## Work to complete
Exclude the pictures, then repeat the remaining data exactly.

--------

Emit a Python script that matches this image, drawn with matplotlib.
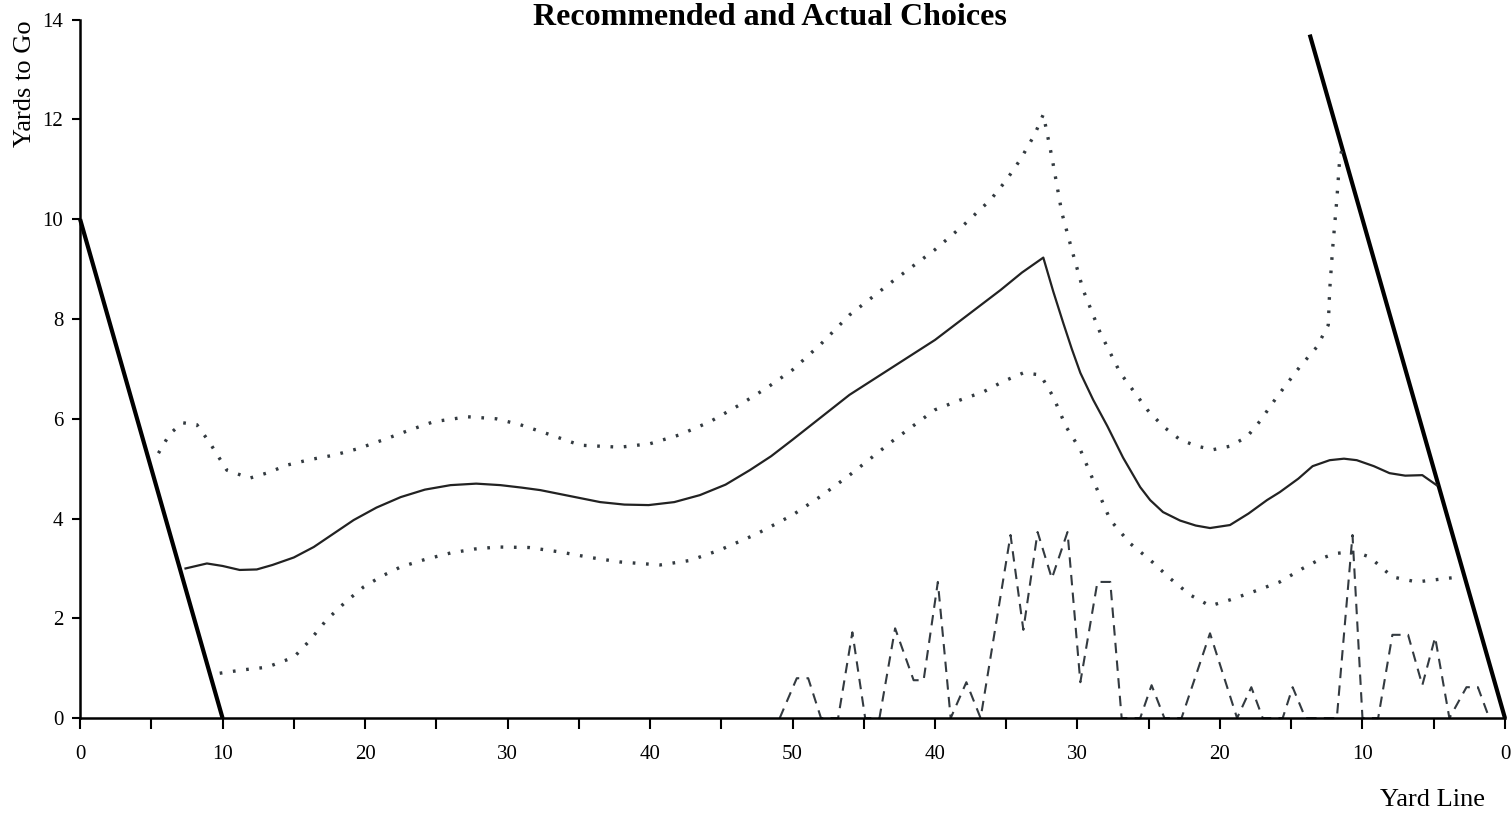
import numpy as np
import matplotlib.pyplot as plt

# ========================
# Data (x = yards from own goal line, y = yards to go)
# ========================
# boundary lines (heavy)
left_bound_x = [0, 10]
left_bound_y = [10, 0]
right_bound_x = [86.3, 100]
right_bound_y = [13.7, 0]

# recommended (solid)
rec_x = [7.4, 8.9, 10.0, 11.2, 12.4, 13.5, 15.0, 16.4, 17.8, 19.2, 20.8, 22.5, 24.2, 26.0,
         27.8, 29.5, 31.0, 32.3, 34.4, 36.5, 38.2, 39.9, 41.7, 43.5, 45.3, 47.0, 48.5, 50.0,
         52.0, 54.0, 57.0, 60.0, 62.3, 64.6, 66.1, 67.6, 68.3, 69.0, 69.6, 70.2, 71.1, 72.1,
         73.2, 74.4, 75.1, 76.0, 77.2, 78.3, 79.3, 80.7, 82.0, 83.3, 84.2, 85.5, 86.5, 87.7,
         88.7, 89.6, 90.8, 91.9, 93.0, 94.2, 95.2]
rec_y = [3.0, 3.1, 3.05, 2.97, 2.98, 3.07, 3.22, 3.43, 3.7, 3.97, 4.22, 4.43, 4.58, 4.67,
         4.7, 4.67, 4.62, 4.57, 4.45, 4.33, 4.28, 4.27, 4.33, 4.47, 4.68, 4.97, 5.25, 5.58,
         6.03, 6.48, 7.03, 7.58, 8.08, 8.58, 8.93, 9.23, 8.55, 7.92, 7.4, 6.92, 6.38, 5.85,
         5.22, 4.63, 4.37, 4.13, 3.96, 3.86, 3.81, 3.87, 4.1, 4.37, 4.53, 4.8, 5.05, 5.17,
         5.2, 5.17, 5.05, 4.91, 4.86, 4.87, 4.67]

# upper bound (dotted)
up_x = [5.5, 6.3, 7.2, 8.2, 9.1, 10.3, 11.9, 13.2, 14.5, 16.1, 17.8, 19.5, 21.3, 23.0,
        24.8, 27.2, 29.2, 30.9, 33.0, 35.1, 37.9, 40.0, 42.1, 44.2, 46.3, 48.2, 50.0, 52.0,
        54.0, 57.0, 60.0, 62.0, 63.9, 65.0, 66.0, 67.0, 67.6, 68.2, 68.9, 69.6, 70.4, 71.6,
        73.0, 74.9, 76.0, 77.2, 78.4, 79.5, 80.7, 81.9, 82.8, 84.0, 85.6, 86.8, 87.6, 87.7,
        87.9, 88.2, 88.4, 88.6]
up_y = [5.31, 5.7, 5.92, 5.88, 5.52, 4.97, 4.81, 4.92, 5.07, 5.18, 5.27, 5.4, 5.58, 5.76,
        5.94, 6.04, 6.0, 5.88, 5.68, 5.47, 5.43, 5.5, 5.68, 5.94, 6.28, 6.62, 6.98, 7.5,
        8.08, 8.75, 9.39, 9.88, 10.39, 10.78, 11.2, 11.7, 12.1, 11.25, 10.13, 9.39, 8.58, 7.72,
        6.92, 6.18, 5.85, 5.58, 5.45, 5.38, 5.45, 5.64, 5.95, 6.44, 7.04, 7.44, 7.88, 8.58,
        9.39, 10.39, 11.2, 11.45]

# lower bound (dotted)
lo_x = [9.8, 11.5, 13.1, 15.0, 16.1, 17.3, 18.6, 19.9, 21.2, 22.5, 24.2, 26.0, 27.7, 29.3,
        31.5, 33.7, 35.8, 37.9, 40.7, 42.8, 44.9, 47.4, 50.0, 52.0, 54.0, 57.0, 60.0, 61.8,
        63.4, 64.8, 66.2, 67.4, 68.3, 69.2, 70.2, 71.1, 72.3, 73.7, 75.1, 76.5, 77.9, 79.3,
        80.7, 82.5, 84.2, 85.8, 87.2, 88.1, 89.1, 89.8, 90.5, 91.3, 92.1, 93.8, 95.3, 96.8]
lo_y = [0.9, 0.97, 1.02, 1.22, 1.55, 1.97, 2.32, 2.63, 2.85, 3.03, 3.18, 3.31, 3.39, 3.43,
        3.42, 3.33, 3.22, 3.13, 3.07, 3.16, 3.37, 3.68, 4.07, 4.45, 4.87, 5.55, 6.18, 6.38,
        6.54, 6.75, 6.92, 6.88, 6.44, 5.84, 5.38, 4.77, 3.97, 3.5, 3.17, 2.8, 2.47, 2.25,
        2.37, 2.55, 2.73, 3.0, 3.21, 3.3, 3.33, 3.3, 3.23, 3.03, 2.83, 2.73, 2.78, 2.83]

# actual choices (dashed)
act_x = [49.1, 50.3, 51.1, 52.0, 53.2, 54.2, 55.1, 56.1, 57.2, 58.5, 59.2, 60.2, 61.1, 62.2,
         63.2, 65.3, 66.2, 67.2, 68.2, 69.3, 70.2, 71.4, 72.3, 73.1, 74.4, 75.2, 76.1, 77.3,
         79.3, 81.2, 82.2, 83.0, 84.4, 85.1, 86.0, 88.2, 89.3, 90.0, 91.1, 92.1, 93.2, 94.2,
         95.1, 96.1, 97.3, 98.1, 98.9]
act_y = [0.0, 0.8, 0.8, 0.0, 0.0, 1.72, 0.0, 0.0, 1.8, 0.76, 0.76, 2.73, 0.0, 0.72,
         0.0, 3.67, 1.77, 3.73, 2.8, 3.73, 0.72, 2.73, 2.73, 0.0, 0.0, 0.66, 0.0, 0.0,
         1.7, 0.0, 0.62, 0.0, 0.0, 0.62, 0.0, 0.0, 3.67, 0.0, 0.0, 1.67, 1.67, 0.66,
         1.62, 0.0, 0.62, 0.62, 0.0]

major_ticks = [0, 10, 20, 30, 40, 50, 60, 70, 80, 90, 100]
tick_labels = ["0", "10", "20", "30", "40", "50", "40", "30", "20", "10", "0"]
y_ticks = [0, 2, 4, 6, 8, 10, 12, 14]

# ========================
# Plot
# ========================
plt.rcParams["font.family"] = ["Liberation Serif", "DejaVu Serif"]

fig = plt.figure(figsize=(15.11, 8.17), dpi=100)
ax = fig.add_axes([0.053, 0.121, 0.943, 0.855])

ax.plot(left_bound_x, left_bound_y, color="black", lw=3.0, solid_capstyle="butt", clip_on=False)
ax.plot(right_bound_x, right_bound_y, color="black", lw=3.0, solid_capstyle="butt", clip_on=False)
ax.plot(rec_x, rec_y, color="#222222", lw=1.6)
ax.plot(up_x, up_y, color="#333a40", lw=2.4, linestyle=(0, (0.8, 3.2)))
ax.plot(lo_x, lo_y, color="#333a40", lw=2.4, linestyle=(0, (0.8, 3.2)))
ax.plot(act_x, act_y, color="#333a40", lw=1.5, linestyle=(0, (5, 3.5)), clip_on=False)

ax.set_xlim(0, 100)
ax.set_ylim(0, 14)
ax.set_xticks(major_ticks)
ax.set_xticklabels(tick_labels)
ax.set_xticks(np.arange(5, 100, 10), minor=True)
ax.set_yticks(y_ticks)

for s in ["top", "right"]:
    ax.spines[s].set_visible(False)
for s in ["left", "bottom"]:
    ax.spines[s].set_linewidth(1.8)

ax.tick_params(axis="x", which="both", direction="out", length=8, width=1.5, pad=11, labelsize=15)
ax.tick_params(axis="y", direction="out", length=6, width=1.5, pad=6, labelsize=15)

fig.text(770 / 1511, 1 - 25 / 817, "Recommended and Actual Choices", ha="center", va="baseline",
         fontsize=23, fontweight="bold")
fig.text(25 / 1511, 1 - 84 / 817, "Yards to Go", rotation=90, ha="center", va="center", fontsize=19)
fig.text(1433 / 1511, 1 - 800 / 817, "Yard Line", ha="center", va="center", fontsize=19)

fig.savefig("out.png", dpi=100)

--------

## Correct output
Emit a Python script that matches this image, drawn with matplotlib.
import numpy as np
import matplotlib.pyplot as plt

# ========================
# Data (x = yards from own goal line, y = yards to go)
# ========================
# boundary lines (heavy)
left_bound_x = [0, 10]
left_bound_y = [10, 0]
right_bound_x = [86.3, 100]
right_bound_y = [13.7, 0]

# recommended (solid)
rec_x = [7.4, 8.9, 10.0, 11.2, 12.4, 13.5, 15.0, 16.4, 17.8, 19.2, 20.8, 22.5, 24.2, 26.0,
         27.8, 29.5, 31.0, 32.3, 34.4, 36.5, 38.2, 39.9, 41.7, 43.5, 45.3, 47.0, 48.5, 50.0,
         52.0, 54.0, 57.0, 60.0, 62.3, 64.6, 66.1, 67.6, 68.3, 69.0, 69.6, 70.2, 71.1, 72.1,
         73.2, 74.4, 75.1, 76.0, 77.2, 78.3, 79.3, 80.7, 82.0, 83.3, 84.2, 85.5, 86.5, 87.7,
         88.7, 89.6, 90.8, 91.9, 93.0, 94.2, 95.2]
rec_y = [3.0, 3.1, 3.05, 2.97, 2.98, 3.07, 3.22, 3.43, 3.7, 3.97, 4.22, 4.43, 4.58, 4.67,
         4.7, 4.67, 4.62, 4.57, 4.45, 4.33, 4.28, 4.27, 4.33, 4.47, 4.68, 4.97, 5.25, 5.58,
         6.03, 6.48, 7.03, 7.58, 8.08, 8.58, 8.93, 9.23, 8.55, 7.92, 7.4, 6.92, 6.38, 5.85,
         5.22, 4.63, 4.37, 4.13, 3.96, 3.86, 3.81, 3.87, 4.1, 4.37, 4.53, 4.8, 5.05, 5.17,
         5.2, 5.17, 5.05, 4.91, 4.86, 4.87, 4.67]

# upper bound (dotted)
up_x = [5.5, 6.3, 7.2, 8.2, 9.1, 10.3, 11.9, 13.2, 14.5, 16.1, 17.8, 19.5, 21.3, 23.0,
        24.8, 27.2, 29.2, 30.9, 33.0, 35.1, 37.9, 40.0, 42.1, 44.2, 46.3, 48.2, 50.0, 52.0,
        54.0, 57.0, 60.0, 62.0, 63.9, 65.0, 66.0, 67.0, 67.6, 68.2, 68.9, 69.6, 70.4, 71.6,
        73.0, 74.9, 76.0, 77.2, 78.4, 79.5, 80.7, 81.9, 82.8, 84.0, 85.6, 86.8, 87.6, 87.7,
        87.9, 88.2, 88.4, 88.6]
up_y = [5.31, 5.7, 5.92, 5.88, 5.52, 4.97, 4.81, 4.92, 5.07, 5.18, 5.27, 5.4, 5.58, 5.76,
        5.94, 6.04, 6.0, 5.88, 5.68, 5.47, 5.43, 5.5, 5.68, 5.94, 6.28, 6.62, 6.98, 7.5,
        8.08, 8.75, 9.39, 9.88, 10.39, 10.78, 11.2, 11.7, 12.1, 11.25, 10.13, 9.39, 8.58, 7.72,
        6.92, 6.18, 5.85, 5.58, 5.45, 5.38, 5.45, 5.64, 5.95, 6.44, 7.04, 7.44, 7.88, 8.58,
        9.39, 10.39, 11.2, 11.45]

# lower bound (dotted)
lo_x = [9.8, 11.5, 13.1, 15.0, 16.1, 17.3, 18.6, 19.9, 21.2, 22.5, 24.2, 26.0, 27.7, 29.3,
        31.5, 33.7, 35.8, 37.9, 40.7, 42.8, 44.9, 47.4, 50.0, 52.0, 54.0, 57.0, 60.0, 61.8,
        63.4, 64.8, 66.2, 67.4, 68.3, 69.2, 70.2, 71.1, 72.3, 73.7, 75.1, 76.5, 77.9, 79.3,
        80.7, 82.5, 84.2, 85.8, 87.2, 88.1, 89.1, 89.8, 90.5, 91.3, 92.1, 93.8, 95.3, 96.8]
lo_y = [0.9, 0.97, 1.02, 1.22, 1.55, 1.97, 2.32, 2.63, 2.85, 3.03, 3.18, 3.31, 3.39, 3.43,
        3.42, 3.33, 3.22, 3.13, 3.07, 3.16, 3.37, 3.68, 4.07, 4.45, 4.87, 5.55, 6.18, 6.38,
        6.54, 6.75, 6.92, 6.88, 6.44, 5.84, 5.38, 4.77, 3.97, 3.5, 3.17, 2.8, 2.47, 2.25,
        2.37, 2.55, 2.73, 3.0, 3.21, 3.3, 3.33, 3.3, 3.23, 3.03, 2.83, 2.73, 2.78, 2.83]

# actual choices (dashed)
act_x = [49.1, 50.3, 51.1, 52.0, 53.2, 54.2, 55.1, 56.1, 57.2, 58.5, 59.2, 60.2, 61.1, 62.2,
         63.2, 65.3, 66.2, 67.2, 68.2, 69.3, 70.2, 71.4, 72.3, 73.1, 74.4, 75.2, 76.1, 77.3,
         79.3, 81.2, 82.2, 83.0, 84.4, 85.1, 86.0, 88.2, 89.3, 90.0, 91.1, 92.1, 93.2, 94.2,
         95.1, 96.1, 97.3, 98.1, 98.9]
act_y = [0.0, 0.8, 0.8, 0.0, 0.0, 1.72, 0.0, 0.0, 1.8, 0.76, 0.76, 2.73, 0.0, 0.72,
         0.0, 3.67, 1.77, 3.73, 2.8, 3.73, 0.72, 2.73, 2.73, 0.0, 0.0, 0.66, 0.0, 0.0,
         1.7, 0.0, 0.62, 0.0, 0.0, 0.62, 0.0, 0.0, 3.67, 0.0, 0.0, 1.67, 1.67, 0.66,
         1.62, 0.0, 0.62, 0.62, 0.0]

major_ticks = [0, 10, 20, 30, 40, 50, 60, 70, 80, 90, 100]
tick_labels = ["0", "10", "20", "30", "40", "50", "40", "30", "20", "10", "0"]
y_ticks = [0, 2, 4, 6, 8, 10, 12, 14]

# ========================
# Plot
# ========================
plt.rcParams["font.family"] = ["Liberation Serif", "DejaVu Serif"]

fig = plt.figure(figsize=(15.11, 8.17), dpi=100)
ax = fig.add_axes([0.053, 0.121, 0.943, 0.855])

ax.plot(left_bound_x, left_bound_y, color="black", lw=3.0, solid_capstyle="butt", clip_on=False)
ax.plot(right_bound_x, right_bound_y, color="black", lw=3.0, solid_capstyle="butt", clip_on=False)
ax.plot(rec_x, rec_y, color="#222222", lw=1.6)
ax.plot(up_x, up_y, color="#333a40", lw=2.4, linestyle=(0, (0.8, 3.2)))
ax.plot(lo_x, lo_y, color="#333a40", lw=2.4, linestyle=(0, (0.8, 3.2)))
ax.plot(act_x, act_y, color="#333a40", lw=1.5, linestyle=(0, (5, 3.5)), clip_on=False)

ax.set_xlim(0, 100)
ax.set_ylim(0, 14)
ax.set_xticks(major_ticks)
ax.set_xticklabels(tick_labels)
ax.set_xticks(np.arange(5, 100, 10), minor=True)
ax.set_yticks(y_ticks)

for s in ["top", "right"]:
    ax.spines[s].set_visible(False)
for s in ["left", "bottom"]:
    ax.spines[s].set_linewidth(1.8)

ax.tick_params(axis="x", which="both", direction="out", length=8, width=1.5, pad=11, labelsize=15)
ax.tick_params(axis="y", direction="out", length=6, width=1.5, pad=6, labelsize=15)

fig.text(770 / 1511, 1 - 25 / 817, "Recommended and Actual Choices", ha="center", va="baseline",
         fontsize=23, fontweight="bold")
fig.text(25 / 1511, 1 - 84 / 817, "Yards to Go", rotation=90, ha="center", va="center", fontsize=19)
fig.text(1433 / 1511, 1 - 800 / 817, "Yard Line", ha="center", va="center", fontsize=19)

fig.savefig("out.png", dpi=100)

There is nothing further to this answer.